Exercise prompt: Only the lines holding the string "that" are needed. Copy each one.

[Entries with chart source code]
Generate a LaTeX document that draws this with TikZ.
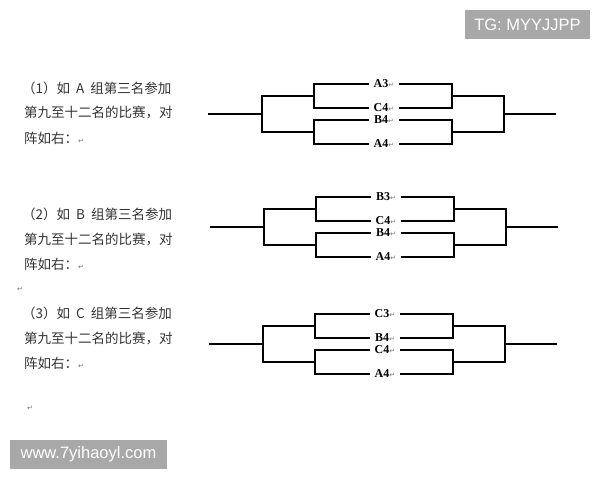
\documentclass[tikz,border=0pt]{standalone}
\usepackage{fontspec}
\setmainfont{Liberation Serif}
\setsansfont{Liberation Sans}
\newfontfamily\cjk{Noto Sans CJK SC}
\newfontfamily\symb{DejaVu Sans}
\newcommand{\parmark}{{\symb\mdseries\fontsize{7}{7}\selectfont\color{black!55}↵}}
\definecolor{wmgray}{HTML}{A8A8A8}
\tikzset{
  team/.style={font=\bfseries\fontsize{12}{13}\selectfont, inner xsep=5pt, inner ysep=2pt},
  bracket/.style={line width=1.1pt},
  para/.style={anchor=west, inner sep=0pt, font=\cjk\fontsize{13.5}{15}\selectfont, text=black!80},
  wmark/.style={fill=wmgray, text=white, font=\sffamily\fontsize{16.5}{18}\selectfont, inner sep=0pt}
}
\begin{document}
\begin{tikzpicture}[x=1pt,y=-1pt]
\useasboundingbox (0,0) rectangle (600,480);
\node[wmark, minimum width=125pt, minimum height=29pt] (tg) at (527.5,24.5) {TG: MYYJJPP};
\node[wmark, minimum width=157pt, minimum height=29pt] (site) at (88.5,454.5) {www.7yihaoyl.com};
\foreach \y/\g [count=\i] in {88/A,214/B,313/C} {
  \node[para] (p\i-1) at (22,\y) {（\i）如\hspace{6pt}\g\hspace{6pt}组第三名参加};
  \node[para] (p\i-2) at (24,\y+25) {第九至十二名的比赛，对};
  \node[para] (p\i-3) at (24,\y+50) {阵如右：\parmark};
}
\node[para] (m1) at (17,289) {\parmark};
\node[para] (m2) at (27,408) {\parmark};
\foreach \y/\dx/\a/\b/\c/\d [count=\i] in {84/0/A3/C4/B4/A4, 197/2/B3/C4/B4/A4, 314/1/C3/B4/C4/A4} {
  \begin{scope}[shift={(\dx,\y)}]
    \foreach \lbl/\ly [count=\j] in {\a/0,\b/24,\c/36,\d/60}
      \node[team] (t\i-\j) at (384,\ly) {\lbl\parmark};
    \draw[bracket] (t\i-1.west) -| (314,24) -- (t\i-2.west);
    \draw[bracket] (t\i-3.west) -| (314,60) -- (t\i-4.west);
    \draw[bracket] (t\i-1.east) -| (452,24) -- (t\i-2.east);
    \draw[bracket] (t\i-3.east) -| (452,60) -- (t\i-4.east);
    \draw[bracket] (314,12) -| (262,48) -- (314,48) (208,30) -- (262,30);
    \draw[bracket] (452,12) -| (504,48) -- (452,48) (504,30) -- (556,30);
  \end{scope}
}
\end{tikzpicture}
\end{document}
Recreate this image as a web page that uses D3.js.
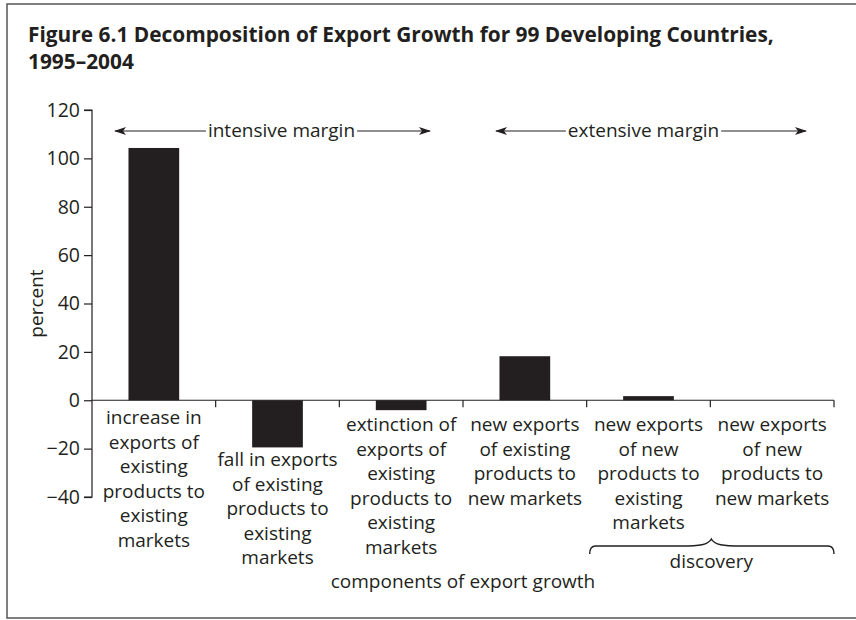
<!DOCTYPE html>
<html>
<head>
<meta charset="utf-8">
<script src="https://cdn.jsdelivr.net/npm/d3@7"></script>
<style>
  body { margin: 0; background: #fff; }
  svg { display: block; font-family: "Open Sans", Lato, sans-serif; }
</style>
</head>
<body>
<svg id="chart" width="856" height="620"></svg>
<script>
// Data
const categories = ["inc", "fall", "ext", "newMkt", "newProdOld", "newProdNew"];
const values = [104.3, -19.5, -4.1, 18.2, 1.7, 0];
const categoryLabels = [
  ["increase in", "exports of", "existing", "products to", "existing", "markets"],
  ["fall in exports", "of existing", "products to", "existing", "markets"],
  ["extinction of", "exports of", "existing", "products to", "existing", "markets"],
  ["new exports", "of existing", "products to", "new markets"],
  ["new exports", "of new", "products to", "existing", "markets"],
  ["new exports", "of new", "products to", "new markets"]
];
const yTicks = [-40, -20, 0, 20, 40, 60, 80, 100, 120];
const titleLines = ["Figure 6.1 Decomposition of Export Growth for 99 Developing Countries,", "1995\u20132004"];
const marginGroups = [
  {label: "intensive margin", from: 0, to: 2},
  {label: "extensive margin", from: 3, to: 5}
];
const braceGroup = {label: "discovery", from: 4, to: 5};
const xTitle = "components of export growth";
const yTitle = "percent";

// Layout
const ink = "#231f20";
const fs = "19px";
const svg = d3.select("#chart");
const plot = {left: 92, right: 834, top: 110, bottom: 497};

// Frame
svg.append("rect")
  .attr("x", 7).attr("y", 4)
  .attr("width", 870).attr("height", 614)
  .attr("fill", "none")
  .attr("stroke", "#555")
  .attr("stroke-width", 1.5);

// Title, sized so the first line ends where the original does
const title = svg.append("g").selectAll("text")
  .data(titleLines)
  .join("text")
  .attr("x", 28)
  .attr("y", (d, i) => 42 + i * 27)
  .attr("font-size", "20px")
  .attr("font-weight", "bold")
  .attr("fill", ink)
  .text(d => d);
const titleW = title.node().getComputedTextLength();
title.attr("font-size", (20 * 746 / titleW).toFixed(2) + "px");

const x = d3.scaleBand()
  .domain(categories)
  .range([plot.left, plot.right])
  .padding(0);

const y = d3.scaleLinear()
  .domain([-40, 120])
  .range([plot.bottom, plot.top]);

const bw = x.bandwidth();
const barW = bw * 0.41;

// Y axis
const yAxis = svg.append("g")
  .attr("transform", `translate(${plot.left},0)`)
  .call(d3.axisLeft(y).tickValues(yTicks).tickSize(8).tickPadding(4)
    .tickFormat(d => d < 0 ? "\u2212" + Math.abs(d) : d));
yAxis.select(".domain").attr("stroke", ink).attr("stroke-width", 1.2)
  .attr("d", `M-8,${plot.top}H0V${plot.bottom}H-8`);
yAxis.selectAll(".tick line").attr("stroke", ink).attr("stroke-width", 1.2);
yAxis.selectAll(".tick text").attr("fill", ink).attr("font-size", "19.5px")
  .attr("font-family", "\"Open Sans\", sans-serif");

// Bars
svg.append("g").selectAll("rect")
  .data(categories)
  .join("rect")
  .attr("x", (d) => x(d) + (bw - barW) / 2)
  .attr("y", (d, i) => y(Math.max(0, values[i])))
  .attr("width", barW)
  .attr("height", (d, i) => Math.abs(y(values[i]) - y(0)))
  .attr("fill", ink);

// X axis: zero line with ticks at category boundaries
const xAxis = svg.append("g");
xAxis.append("line")
  .attr("x1", plot.left).attr("x2", plot.right)
  .attr("y1", y(0)).attr("y2", y(0))
  .attr("stroke", ink).attr("stroke-width", 1.2);
xAxis.selectAll("line.tick")
  .data(categories)
  .join("line")
  .attr("class", "tick")
  .attr("x1", d => x(d) + bw).attr("x2", d => x(d) + bw)
  .attr("y1", y(0)).attr("y2", y(0) + 7)
  .attr("stroke", ink).attr("stroke-width", 1.2);

// Category labels, pushed below negative bars
const lineH = 24.5;
const labels = svg.append("g")
  .attr("font-size", fs)
  .attr("fill", ink)
  .attr("text-anchor", "middle");
categories.forEach((c, i) => {
  let base = Math.max(y(0) + 31, y(values[i]) + 19);
  if (i === 0) base = y(0) + 24;
  labels.append("text")
    .selectAll("tspan")
    .data(categoryLabels[i])
    .join("tspan")
    .attr("x", x(c) + bw / 2)
    .attr("y", (d, j) => base + j * lineH)
    .text(d => d);
});

// Axis titles
svg.append("text")
  .attr("transform", `translate(43,${(plot.top + plot.bottom) / 2}) rotate(-90)`)
  .attr("text-anchor", "middle")
  .attr("font-size", fs)
  .attr("fill", ink)
  .text(yTitle);

svg.append("text")
  .attr("x", (plot.left + plot.right) / 2)
  .attr("y", 588)
  .attr("text-anchor", "middle")
  .attr("font-size", fs)
  .attr("fill", ink)
  .text(xTitle);

// Margin arrows at the top
const defs = svg.append("defs");
defs.append("marker")
  .attr("id", "head")
  .attr("viewBox", "0 0 12 10")
  .attr("refX", 11).attr("refY", 5)
  .attr("markerWidth", 12).attr("markerHeight", 10)
  .attr("markerUnits", "userSpaceOnUse")
  .attr("orient", "auto")
  .append("path")
  .attr("d", "M0,1 L12,5 L0,9 L3,5 Z")
  .attr("fill", ink);

const arrowY = 131;
const arrowInsets = [[23, 33, 4], [33, 28, -5]];
marginGroups.forEach((g, i) => {
  const [inL, inR, shift] = arrowInsets[i];
  const left = x(categories[g.from]) + inL;
  const right = x(categories[g.to]) + bw - inR;
  const cx = x(categories[Math.round((g.from + g.to) / 2)]) + bw / 2 + shift;
  const t = svg.append("text")
    .attr("x", cx).attr("y", arrowY + 6)
    .attr("text-anchor", "middle")
    .attr("font-size", fs)
    .attr("fill", ink)
    .text(g.label);
  const half = t.node().getComputedTextLength() / 2;
  svg.append("line")
    .attr("x1", cx - half - 2).attr("x2", left)
    .attr("y1", arrowY).attr("y2", arrowY)
    .attr("stroke", ink).attr("stroke-width", 1.2)
    .attr("marker-end", "url(#head)");
  svg.append("line")
    .attr("x1", cx + half + 2).attr("x2", right)
    .attr("y1", arrowY).attr("y2", arrowY)
    .attr("stroke", ink).attr("stroke-width", 1.2)
    .attr("marker-end", "url(#head)");
});

// Discovery brace
const bx0 = x(categories[braceGroup.from]) + 3;
const bx1 = x(categories[braceGroup.to]) + bw;
const tip = x(categories[braceGroup.to]) + 1;
const yEnd = 554, yMid = 546, yTip = 539, r = 6;
const bracePath = `M${bx0},${yEnd} Q${bx0},${yMid} ${bx0 + r},${yMid} L${tip - 30},${yMid} ` +
  `C${tip - 12},${yMid} ${tip - 3},${yMid - 1} ${tip},${yTip} C${tip + 3},${yMid - 1} ${tip + 12},${yMid} ${tip + 30},${yMid} ` +
  `L${bx1 - r},${yMid} Q${bx1},${yMid} ${bx1},${yEnd}`;
svg.append("path")
  .attr("d", bracePath)
  .attr("fill", "none")
  .attr("stroke", ink)
  .attr("stroke-width", 1.4);

svg.append("text")
  .attr("x", tip)
  .attr("y", 568)
  .attr("text-anchor", "middle")
  .attr("font-size", fs)
  .attr("fill", ink)
  .text(braceGroup.label);
</script>
</body>
</html>
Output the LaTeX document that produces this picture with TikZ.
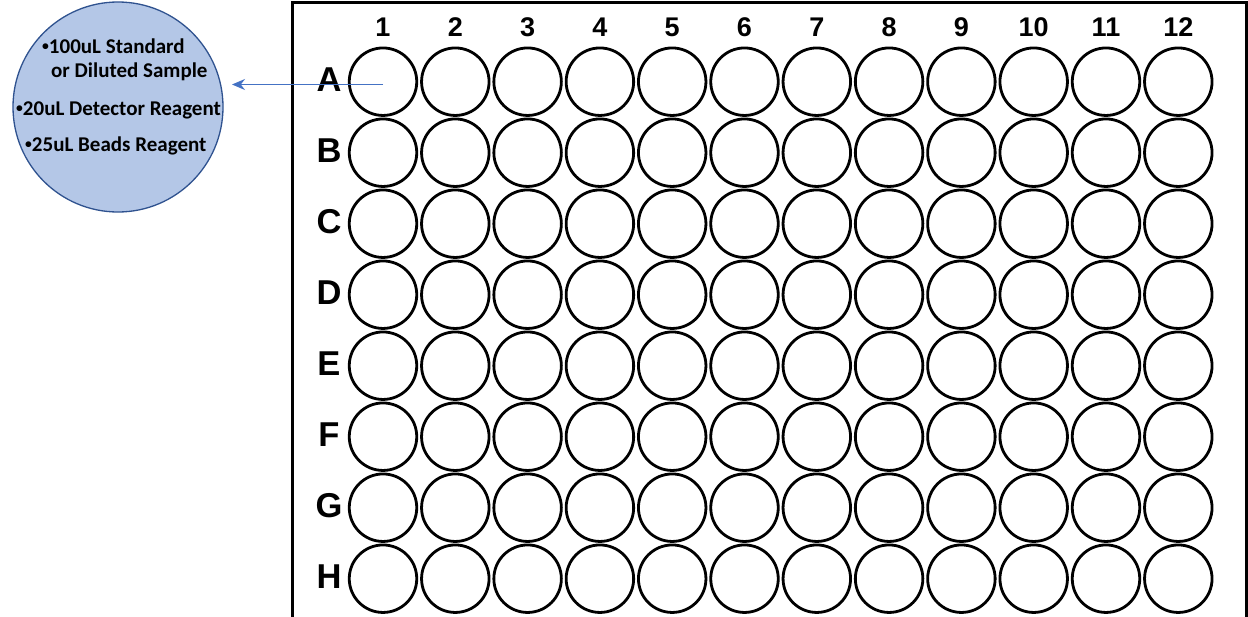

Written solution:
Generate a LaTeX document that draws this with TikZ.
Recreate this image as a web page that uses D3.js.
Output the LaTeX document that produces this picture with TikZ.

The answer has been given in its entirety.